The bill must be reconciled with similar legislation approved by the House of Representatives. Senate aides said they expected it to move forward eventually as an amendment to a massive defense bill expected to pass Congress later this year.

China’s foreign ministry condemned the passage of the bill, saying the United States should stop interfering in Hong Kong and Chinese affairs and move to stop the latest bills on Hong Kong from becoming law.

The Hong Kong government expressed “deep regret” over the bill’s passage.

The unrest marks the most serious popular challenge to Chinese President Xi Jinping since he came to power in 2012.

Some protesters emerged as the sun rose above the Hong Kong Polytechnic University campus after a night spent sleeping on yoga mats to express a range of feelings, from defiance to uncertainty.

Others considered hiding in the maze of campus buildings, as they said a teacher had advised them to do.

“I already know where I will hide,” a 19-year-old student, who gave his name only as Paul, said as he emerged in a hoodie, shorts and slippers to ask about breakfast in the canteen.

“I have enough food for at least a week and then will see what happens,” he said.

Two protesters in full body armor, wielding metal rods, were going to get some sleep in the library after their night shift watching police movements outside.

“We need some energy to get ready for the big fight. Now that there’s not many of us left they may want to come in,” said a former student named Marc, 26.

“We know this place, it’s our home and it is a maze. And we have weapons. We’re not going to give up now, it’s too late for that,” he said.

Protesters still have stocks of petrol bombs, bows and arrows and other makeshift weapons after a weekend of fiery clashes.

One protester practiced firing arrows at a campus tower shortly after dawn.

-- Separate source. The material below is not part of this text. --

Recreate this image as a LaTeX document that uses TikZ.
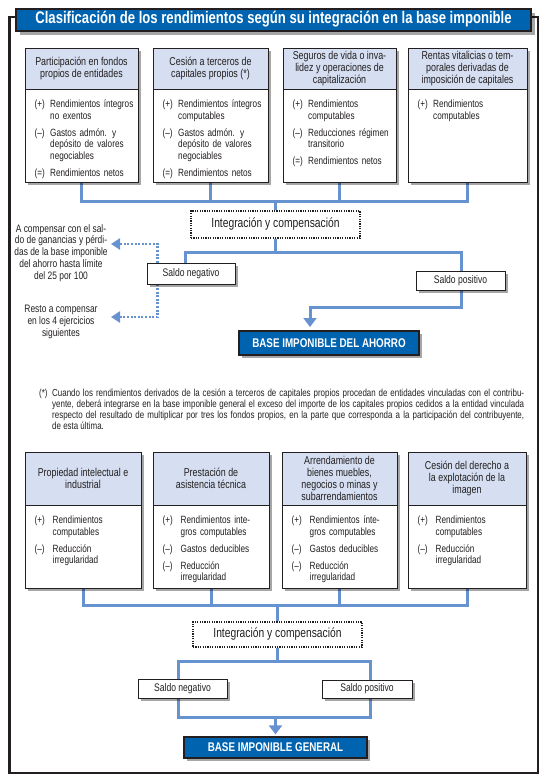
\documentclass[tikz,border=0pt]{standalone}
\usepackage{fontspec}
\setmainfont{Liberation Sans}[FakeStretch=0.78]
\usetikzlibrary{arrows.meta,shadows}
\pgfdeclarelayer{bg}
\pgfsetlayers{bg,main}
\definecolor{ttlblue}{RGB}{0,99,176}
\definecolor{hdrfill}{RGB}{213,223,241}
\definecolor{connblue}{RGB}{103,146,208}
\definecolor{ink}{RGB}{35,31,32}
\newlength\itmw
\newcommand\itm[2]{\par\hangindent=\itmw\hangafter=1\noindent\makebox[\itmw][l]{#1}#2\par\vspace{5.5pt}}
\newcommand\mkcard[9]{%
 \node[card,anchor=north west,minimum width={#3-#2},minimum height={#6-#4}] (#1) at (#2,#4) {};
 \path[hdrbox] (#2,#4) rectangle (#3,#5);
 \node[hdrtxt] (#1h) at ({(#2+#3)/2},{(#4+#5)/2}) {#7};
 \node[bodytxt] (#1b) at ({#2+9.5},{#5+7}) {\setlength\itmw{#8}#9};
}
\begin{document}
\begin{tikzpicture}[x=1pt,y=-1pt,
  card/.style={draw=ink,line width=0.9pt,fill=white,inner sep=0,
     drop shadow={shadow xshift=2.5pt,shadow yshift=-2.5pt,fill=black,opacity=0.35}},
  hdrbox/.style={fill=hdrfill,draw=ink,line width=0.9pt},
  hdrtxt/.style={align=center,inner sep=0,text=ink,font=\fontsize{11.4}{12}\selectfont},
  bodytxt/.style={anchor=north west,inner sep=0,text width=104pt,text=ink,font=\fontsize{10.5}{11.5}\selectfont},
  saldo/.style={draw=ink,line width=0.9pt,fill=white,inner sep=0,text=ink,font=\fontsize{11}{12}\selectfont,
     drop shadow={shadow xshift=2.5pt,shadow yshift=-2.5pt,fill=black,opacity=0.35}},
  integ/.style={draw=ink,line width=1.2pt,dash pattern=on 1.2pt off 1.2pt,fill=white,inner sep=0,text=ink,font=\fontsize{13.2}{14}\selectfont},
  basebox/.style={draw=ink,line width=1.2pt,fill=ttlblue,text=white,inner sep=0,font=\bfseries\fontsize{12.6}{13}\selectfont,
     drop shadow={shadow xshift=3pt,shadow yshift=-3pt,fill=black,opacity=0.35}},
  titlebar/.style={draw=ink,line width=2pt,fill=ttlblue,text=white,inner sep=0,font=\bfseries\fontsize{16.8}{17}\selectfont,
     drop shadow={shadow xshift=4pt,shadow yshift=-4pt,fill=black,opacity=0.35}},
  conn/.style={draw=connblue,line width=3pt},
  dotc/.style={draw=connblue,line width=2.6pt,dash pattern=on 2pt off 1.6pt},
  bigtip/.style={-{Triangle[width=13pt,length=9pt]}},
  dottip/.style={-{Triangle[width=11pt,length=9pt]}},
  sidetxt/.style={align=center,inner sep=0,text=ink,font=\fontsize{10.8}{11.8}\selectfont},
  fnote/.style={anchor=north west,inner sep=0,align=left,text=ink,font=\fontsize{10.2}{10.8}\selectfont}
]
\useasboundingbox (0,0) rectangle (547,780);
\begin{pgfonlayer}{bg}
\draw[ink,line width=2.4pt] (9.5,17) rectangle (538,773);
\end{pgfonlayer}
\node[titlebar,minimum width=515pt,minimum height=22pt] (ttl) at (273.5,19.5)
  {Clasificación de los rendimientos según su integración en la base imponible};

% top cards
\mkcard{c1}{25}{138}{48}{89}{182}{Participación en fondos\\propios de entidades}{15.5pt}{%
 \itm{(+)}{Rendimientos íntegros\newline no exentos}%
 \itm{(–)}{Gastos admón. y\newline depósito de valores\newline negociables}%
 \itm{(=)}{Rendimientos netos}}
\mkcard{c2}{153}{268}{48}{89}{182}{Cesión a terceros de\\capitales propios (*)}{15.5pt}{%
 \itm{(+)}{Rendimientos íntegros\newline computables}%
 \itm{(–)}{Gastos admón. y\newline depósito de valores\newline negociables}%
 \itm{(=)}{Rendimientos netos}}
\mkcard{c3}{283}{396}{48}{89}{182}{Seguros de vida o inva-\\lidez y operaciones de\\capitalización}{15.5pt}{%
 \itm{(+)}{Rendimientos\newline computables}%
 \itm{(–)}{Reducciones régimen\newline transitorio}%
 \itm{(=)}{Rendimientos netos}}
\mkcard{c4}{408}{527}{48}{89}{182}{Rentas vitalicias o tem-\\porales derivadas de\\imposición de capitales}{15.5pt}{%
 \itm{(+)}{Rendimientos\newline computables}}

\node[integ,minimum width=169pt,minimum height=27pt] (int1) at (275.5,224.5) {Integración y compensación};
\node[saldo,minimum width=88pt,minimum height=21pt] (neg1) at (191,273.5) {Saldo negativo};
\node[saldo,minimum width=89pt,minimum height=19pt] (pos1) at (460.5,280.5) {Saldo positivo};
\node[basebox,minimum width=180pt,minimum height=24pt] (aho) at (329,343) {BASE IMPONIBLE DEL AHORRO};
\node[sidetxt] (sa) at (61,253) {A compensar con el sal-\\do de ganancias y pérdi-\\das de la base imponible\\del ahorro hasta límite\\del 25 por 100};
\node[sidetxt] (sb) at (61,322) {Resto a compensar\\en los 4 ejercicios\\siguientes};

% footnote
\node[fnote] (fn) at (39,389) {%
\makebox[13pt][l]{(*)}\makebox[472pt][s]{Cuando los rendimientos derivados de la cesión a terceros de capitales propios procedan de entidades vinculadas con el contribu-}\\
\hspace*{13pt}\makebox[472pt][s]{yente, deberá integrarse en la base imponible general el exceso del importe de los capitales propios cedidos a la entidad vinculada}\\
\hspace*{13pt}\makebox[472pt][s]{respecto del resultado de multiplicar por tres los fondos propios, en la parte que corresponda a la participación del contribuyente,}\\
\hspace*{13pt}de esta última.};

% bottom cards
\mkcard{d1}{25}{141}{452}{505}{588}{Propiedad intelectual e\\industrial}{18pt}{%
 \itm{(+)}{Rendimientos\newline computables}%
 \itm{(–)}{Reducción\newline irregularidad}}
\mkcard{d2}{153}{269}{452}{505}{588}{Prestación de\\asistencia técnica}{18pt}{%
 \itm{(+)}{Rendimientos inte-\newline gros computables}%
 \itm{(–)}{Gastos deducibles}%
 \itm{(–)}{Reducción\newline irregularidad}}
\mkcard{d3}{282}{397}{452}{505}{588}{Arrendamiento de\\bienes muebles,\\negocios o minas y\\subarrendamientos}{18pt}{%
 \itm{(+)}{Rendimientos ínte-\newline gros computables}%
 \itm{(–)}{Gastos deducibles}%
 \itm{(–)}{Reducción\newline irregularidad}}
\mkcard{d4}{408}{526}{452}{505}{588}{Cesión del derecho a\\la explotación de la\\imagen}{18pt}{%
 \itm{(+)}{Rendimientos\newline computables}%
 \itm{(–)}{Reducción\newline irregularidad}}

\node[integ,minimum width=169pt,minimum height=25pt] (int2) at (277.5,634.5) {Integración y compensación};
\node[saldo,minimum width=89pt,minimum height=19pt] (neg2) at (182.5,688.5) {Saldo negativo};
\node[saldo,minimum width=90pt,minimum height=18pt] (pos2) at (367,689) {Saldo positivo};
\node[basebox,minimum width=183pt,minimum height=21pt] (gen) at (275.5,747.5) {BASE IMPONIBLE GENERAL};

\begin{pgfonlayer}{bg}
% top connectors
\coordinate (busT) at (0,201);
\draw[conn] (c1.south) -- (c1.south |- busT) -- (c4.south |- busT) -- (c4.south);
\draw[conn] (c2.south) -- (c2.south |- busT);
\draw[conn] (c3.south) -- (c3.south |- busT);
\draw[conn] (int1.north |- busT) -- (int1.north);
\coordinate (lT) at (185,252);
\coordinate (rT) at (461,252);
\draw[conn] (int1.south) -- (int1.south |- lT);
\draw[conn] (lT |- neg1.center) -- (lT) -- (rT) -- (rT |- pos1.center);
\coordinate (bendT) at (461,307);
\coordinate (tipT) at (310,327);
\draw[conn,bigtip] (rT |- pos1.center) -- (bendT) -- (tipT |- bendT) -- (tipT);
\coordinate (dvA) at (157.5,244);
\coordinate (dvB) at (157.5,317);
\coordinate (tipA) at (111,244);
\coordinate (tipB) at (111,317);
\draw[dotc,dottip] (dvA |- neg1.center) -- (dvA) -- (tipA);
\draw[dotc,dottip] (dvB |- neg1.center) -- (dvB) -- (tipB);
% bottom connectors
\coordinate (busB) at (0,605);
\draw[conn] (d1.south) -- (d1.south |- busB) -- (d4.south |- busB) -- (d4.south);
\draw[conn] (d2.south) -- (d2.south |- busB);
\draw[conn] (d3.south) -- (d3.south |- busB);
\draw[conn] (int2.north |- busB) -- (int2.north);
\coordinate (blB) at (178,661);
\coordinate (trB) at (370,717);
\draw[conn] (int2.south) -- (int2.south |- blB);
\draw[conn] (blB) rectangle (trB);
\draw[conn,bigtip] (gen.north |- trB) -- ([yshift=2pt]gen.north);
\end{pgfonlayer}
\end{tikzpicture}
\end{document}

The university on the Kowloon peninsula is the last of five that protesters had occupied to use as bases from which to disrupt the city over the past 10 days, blocking the central Cross-Harbour Tunnel outside and other arteries.

“It’s still incredible we defended it for such a long time,” said Ricky, a 21-year-old student. “Since the police have taken control, many started to feel afraid and left and now many of us feel desperate and unhappy because we lost some support.”